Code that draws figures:
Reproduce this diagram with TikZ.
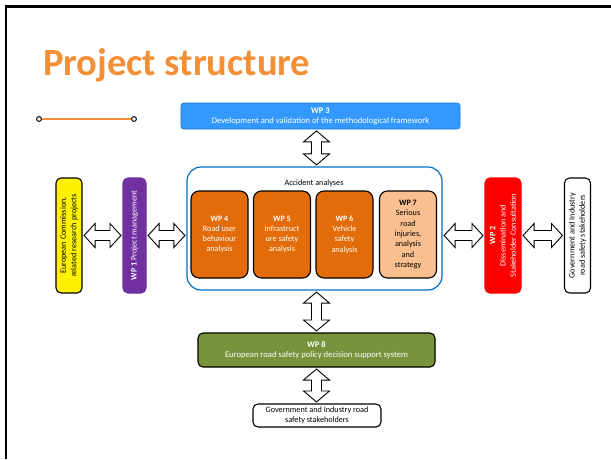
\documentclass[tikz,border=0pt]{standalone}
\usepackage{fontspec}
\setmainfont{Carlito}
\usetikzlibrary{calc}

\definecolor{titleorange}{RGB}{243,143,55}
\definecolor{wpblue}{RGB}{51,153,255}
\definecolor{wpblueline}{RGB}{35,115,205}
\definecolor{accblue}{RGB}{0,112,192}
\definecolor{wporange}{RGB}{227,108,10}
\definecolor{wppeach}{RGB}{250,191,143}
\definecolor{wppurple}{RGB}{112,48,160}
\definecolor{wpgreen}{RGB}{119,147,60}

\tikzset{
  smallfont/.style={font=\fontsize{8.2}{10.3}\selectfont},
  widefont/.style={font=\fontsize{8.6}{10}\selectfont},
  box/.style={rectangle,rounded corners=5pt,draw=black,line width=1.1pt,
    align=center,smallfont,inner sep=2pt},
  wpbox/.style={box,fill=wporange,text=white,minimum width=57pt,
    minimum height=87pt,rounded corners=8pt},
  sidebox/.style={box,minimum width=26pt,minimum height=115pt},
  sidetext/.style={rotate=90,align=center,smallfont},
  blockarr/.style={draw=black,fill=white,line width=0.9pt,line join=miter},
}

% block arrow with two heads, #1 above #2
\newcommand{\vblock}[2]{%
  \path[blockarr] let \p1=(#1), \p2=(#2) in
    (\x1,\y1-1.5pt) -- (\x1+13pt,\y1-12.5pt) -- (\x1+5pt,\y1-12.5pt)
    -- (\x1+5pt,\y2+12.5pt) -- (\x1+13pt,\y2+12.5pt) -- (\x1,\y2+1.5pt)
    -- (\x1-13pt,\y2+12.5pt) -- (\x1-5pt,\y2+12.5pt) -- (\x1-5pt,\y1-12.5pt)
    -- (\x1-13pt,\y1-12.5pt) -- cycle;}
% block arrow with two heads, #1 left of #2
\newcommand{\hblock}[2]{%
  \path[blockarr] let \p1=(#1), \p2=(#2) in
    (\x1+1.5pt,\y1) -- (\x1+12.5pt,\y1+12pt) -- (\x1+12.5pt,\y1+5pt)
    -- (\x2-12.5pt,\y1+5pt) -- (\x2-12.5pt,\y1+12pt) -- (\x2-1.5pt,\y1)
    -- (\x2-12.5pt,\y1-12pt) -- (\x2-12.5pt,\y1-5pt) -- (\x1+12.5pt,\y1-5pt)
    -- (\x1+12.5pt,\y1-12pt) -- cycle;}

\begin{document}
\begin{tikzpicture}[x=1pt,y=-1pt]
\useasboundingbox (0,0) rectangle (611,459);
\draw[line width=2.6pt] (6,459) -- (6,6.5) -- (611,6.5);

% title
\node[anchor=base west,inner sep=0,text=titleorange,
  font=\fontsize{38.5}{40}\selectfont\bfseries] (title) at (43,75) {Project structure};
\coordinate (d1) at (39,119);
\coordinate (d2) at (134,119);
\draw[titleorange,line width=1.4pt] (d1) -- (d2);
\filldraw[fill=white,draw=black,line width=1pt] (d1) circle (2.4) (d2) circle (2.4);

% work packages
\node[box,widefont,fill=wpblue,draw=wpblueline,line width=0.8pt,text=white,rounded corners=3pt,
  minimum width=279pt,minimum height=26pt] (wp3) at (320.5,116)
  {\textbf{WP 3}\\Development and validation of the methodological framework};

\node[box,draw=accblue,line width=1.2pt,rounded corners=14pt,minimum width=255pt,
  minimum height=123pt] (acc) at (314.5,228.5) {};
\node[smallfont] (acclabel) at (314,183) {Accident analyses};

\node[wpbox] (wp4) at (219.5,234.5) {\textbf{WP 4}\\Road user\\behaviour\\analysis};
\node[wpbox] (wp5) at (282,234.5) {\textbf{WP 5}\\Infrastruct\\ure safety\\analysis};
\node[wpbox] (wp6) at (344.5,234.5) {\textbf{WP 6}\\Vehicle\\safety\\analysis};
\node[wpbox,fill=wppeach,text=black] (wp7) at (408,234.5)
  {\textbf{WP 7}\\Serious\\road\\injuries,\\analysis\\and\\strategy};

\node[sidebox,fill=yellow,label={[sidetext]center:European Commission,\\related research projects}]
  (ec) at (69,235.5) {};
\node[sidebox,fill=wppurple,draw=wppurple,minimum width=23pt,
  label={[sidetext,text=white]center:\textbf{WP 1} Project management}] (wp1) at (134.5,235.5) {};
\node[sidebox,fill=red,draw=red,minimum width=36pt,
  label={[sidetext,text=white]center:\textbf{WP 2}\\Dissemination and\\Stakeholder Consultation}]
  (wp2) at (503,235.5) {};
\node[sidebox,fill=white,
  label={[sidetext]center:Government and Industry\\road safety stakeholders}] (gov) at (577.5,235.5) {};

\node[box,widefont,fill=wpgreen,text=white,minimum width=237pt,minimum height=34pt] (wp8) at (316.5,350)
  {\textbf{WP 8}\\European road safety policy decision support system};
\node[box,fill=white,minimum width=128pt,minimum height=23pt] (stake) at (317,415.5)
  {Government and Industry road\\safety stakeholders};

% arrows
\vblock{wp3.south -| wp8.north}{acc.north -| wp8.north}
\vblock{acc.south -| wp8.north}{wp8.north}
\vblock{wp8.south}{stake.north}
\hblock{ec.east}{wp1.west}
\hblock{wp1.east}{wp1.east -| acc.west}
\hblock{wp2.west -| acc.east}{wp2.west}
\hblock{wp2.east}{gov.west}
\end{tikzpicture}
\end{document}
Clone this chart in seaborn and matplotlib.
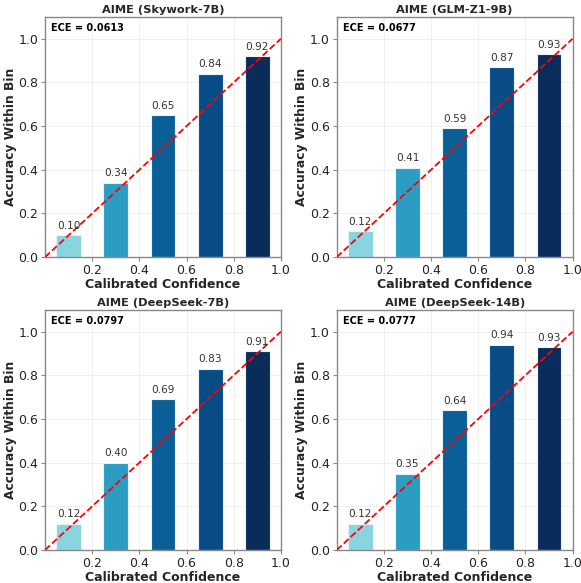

*Exercise directions*
Repeat the material above in full and exactly, apart from the pictures.

*Exercise answer*
Reproduce this diagram with TikZ.
\documentclass[tikz,border=0pt]{standalone}
\usepackage{fontspec}
\setmainfont{Carlito}
\usetikzlibrary{calc}

\definecolor{titleorange}{RGB}{243,143,55}
\definecolor{wpblue}{RGB}{51,153,255}
\definecolor{wpblueline}{RGB}{35,115,205}
\definecolor{accblue}{RGB}{0,112,192}
\definecolor{wporange}{RGB}{227,108,10}
\definecolor{wppeach}{RGB}{250,191,143}
\definecolor{wppurple}{RGB}{112,48,160}
\definecolor{wpgreen}{RGB}{119,147,60}

\tikzset{
  smallfont/.style={font=\fontsize{8.2}{10.3}\selectfont},
  widefont/.style={font=\fontsize{8.6}{10}\selectfont},
  box/.style={rectangle,rounded corners=5pt,draw=black,line width=1.1pt,
    align=center,smallfont,inner sep=2pt},
  wpbox/.style={box,fill=wporange,text=white,minimum width=57pt,
    minimum height=87pt,rounded corners=8pt},
  sidebox/.style={box,minimum width=26pt,minimum height=115pt},
  sidetext/.style={rotate=90,align=center,smallfont},
  blockarr/.style={draw=black,fill=white,line width=0.9pt,line join=miter},
}

% block arrow with two heads, #1 above #2
\newcommand{\vblock}[2]{%
  \path[blockarr] let \p1=(#1), \p2=(#2) in
    (\x1,\y1-1.5pt) -- (\x1+13pt,\y1-12.5pt) -- (\x1+5pt,\y1-12.5pt)
    -- (\x1+5pt,\y2+12.5pt) -- (\x1+13pt,\y2+12.5pt) -- (\x1,\y2+1.5pt)
    -- (\x1-13pt,\y2+12.5pt) -- (\x1-5pt,\y2+12.5pt) -- (\x1-5pt,\y1-12.5pt)
    -- (\x1-13pt,\y1-12.5pt) -- cycle;}
% block arrow with two heads, #1 left of #2
\newcommand{\hblock}[2]{%
  \path[blockarr] let \p1=(#1), \p2=(#2) in
    (\x1+1.5pt,\y1) -- (\x1+12.5pt,\y1+12pt) -- (\x1+12.5pt,\y1+5pt)
    -- (\x2-12.5pt,\y1+5pt) -- (\x2-12.5pt,\y1+12pt) -- (\x2-1.5pt,\y1)
    -- (\x2-12.5pt,\y1-12pt) -- (\x2-12.5pt,\y1-5pt) -- (\x1+12.5pt,\y1-5pt)
    -- (\x1+12.5pt,\y1-12pt) -- cycle;}

\begin{document}
\begin{tikzpicture}[x=1pt,y=-1pt]
\useasboundingbox (0,0) rectangle (611,459);
\draw[line width=2.6pt] (6,459) -- (6,6.5) -- (611,6.5);

% title
\node[anchor=base west,inner sep=0,text=titleorange,
  font=\fontsize{38.5}{40}\selectfont\bfseries] (title) at (43,75) {Project structure};
\coordinate (d1) at (39,119);
\coordinate (d2) at (134,119);
\draw[titleorange,line width=1.4pt] (d1) -- (d2);
\filldraw[fill=white,draw=black,line width=1pt] (d1) circle (2.4) (d2) circle (2.4);

% work packages
\node[box,widefont,fill=wpblue,draw=wpblueline,line width=0.8pt,text=white,rounded corners=3pt,
  minimum width=279pt,minimum height=26pt] (wp3) at (320.5,116)
  {\textbf{WP 3}\\Development and validation of the methodological framework};

\node[box,draw=accblue,line width=1.2pt,rounded corners=14pt,minimum width=255pt,
  minimum height=123pt] (acc) at (314.5,228.5) {};
\node[smallfont] (acclabel) at (314,183) {Accident analyses};

\node[wpbox] (wp4) at (219.5,234.5) {\textbf{WP 4}\\Road user\\behaviour\\analysis};
\node[wpbox] (wp5) at (282,234.5) {\textbf{WP 5}\\Infrastruct\\ure safety\\analysis};
\node[wpbox] (wp6) at (344.5,234.5) {\textbf{WP 6}\\Vehicle\\safety\\analysis};
\node[wpbox,fill=wppeach,text=black] (wp7) at (408,234.5)
  {\textbf{WP 7}\\Serious\\road\\injuries,\\analysis\\and\\strategy};

\node[sidebox,fill=yellow,label={[sidetext]center:European Commission,\\related research projects}]
  (ec) at (69,235.5) {};
\node[sidebox,fill=wppurple,draw=wppurple,minimum width=23pt,
  label={[sidetext,text=white]center:\textbf{WP 1} Project management}] (wp1) at (134.5,235.5) {};
\node[sidebox,fill=red,draw=red,minimum width=36pt,
  label={[sidetext,text=white]center:\textbf{WP 2}\\Dissemination and\\Stakeholder Consultation}]
  (wp2) at (503,235.5) {};
\node[sidebox,fill=white,
  label={[sidetext]center:Government and Industry\\road safety stakeholders}] (gov) at (577.5,235.5) {};

\node[box,widefont,fill=wpgreen,text=white,minimum width=237pt,minimum height=34pt] (wp8) at (316.5,350)
  {\textbf{WP 8}\\European road safety policy decision support system};
\node[box,fill=white,minimum width=128pt,minimum height=23pt] (stake) at (317,415.5)
  {Government and Industry road\\safety stakeholders};

% arrows
\vblock{wp3.south -| wp8.north}{acc.north -| wp8.north}
\vblock{acc.south -| wp8.north}{wp8.north}
\vblock{wp8.south}{stake.north}
\hblock{ec.east}{wp1.west}
\hblock{wp1.east}{wp1.east -| acc.west}
\hblock{wp2.west -| acc.east}{wp2.west}
\hblock{wp2.east}{gov.west}
\end{tikzpicture}
\end{document}
Clone this chart in seaborn and matplotlib.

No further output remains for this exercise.